Assumptions, we all make them. They help us. Yes, they do. But what happens when you assume someone’s opinions, their sexual orientation, their ability to do something, their financial status, and even their morals? Stereotypes are overgeneralized ideas of what a certain group of individuals should have in common. By stereotyping, we “assume” what a person of a certain group should or should not have as their characteristics.
There have been multiple studies that show how a stereotype can change a person’s behavior, their response to a situation, and even self-image. Stereotypes have undesirable effects on our personality development and the types of activities we do, as well as the way we live and the careers we choose.
There was a study done by Katz and Braly (1933) on Racial Stereotyping. They selected a group of people and gave them a list of characteristics that the group had to assign to a particular type of individual(s), who were differentiated based on their race. The study showed that most of the traits that indicated active lifestyle, hardworking and ambitious behaviors were assigned to white Americans. The characters that implied laziness and unprogressive behaviors were assigned to the individuals who were of African American race. In a related study, when individuals facing performance threat were given a test, it was shown that African American participants performed less well than their White American counterparts. According to Steele, stereotype threat generates “spotlight anxiety” (Steele & Aronson, 1995, p. 809), which causes emotional distress, “vigilant worry,” and “attributional ambiguity,” which can then lead to an underwhelming performance under stress situations.
In a similar study, two groups of women were selected. One group was then reminded of their Asian descent, and another was reminded of them being female, and the one reminded of their descent performed way better than the other one. The reason that came up the most for the result was stereotypical bias.
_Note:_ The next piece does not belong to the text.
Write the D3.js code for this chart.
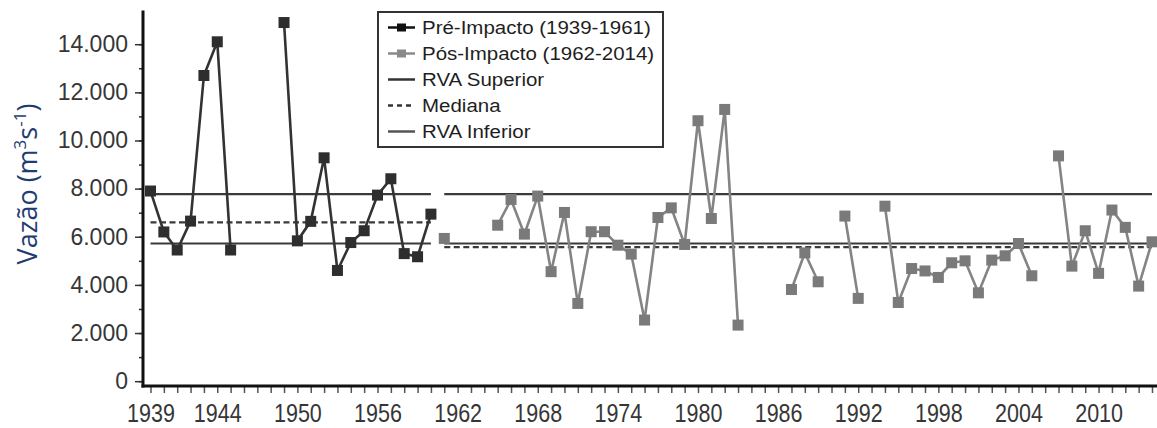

Stereotypes not only try to strip people of their individuality but also try to mold them into someone they are not. This type of bias, when applied to children, can affect their self-expression, academic success, body image, emotional health, etc. Kids learn from the people that surround them. Forcing young boys to be emotionally unavailable and young girls to be caregivers is something that when they take in their adult life causes a lot of distress not only on an individual level but also massively on a societal level. If they are taught to behave like a stereotype, they can sometimes grow up to not accept other people who do not act in the same way that they do. These things are also a big reason for the hate crimes that a specific group experiences due to stereotypical bias, whether due to their race, ethnic background, sexual orientation, etc.
Media also has a big role in feeding into these stereotypes that lead us to believe that this is the way of life. However, offering education free of stereotypes does not mean taking away all “boys’ toys” and “girls’ toys,” such as dolls or fire trucks. Rather, it means actively encouraging children to make choices usually associated with the other gender. Children should be taught that someone’s way of talking does not describe their sexual orientation. Someone’s sexual orientation or race does not define their ideologies. Everyone deserves a chance to be someone that they want to be without fear of being judged or experiencing hate for who they are, especially when they can’t change it.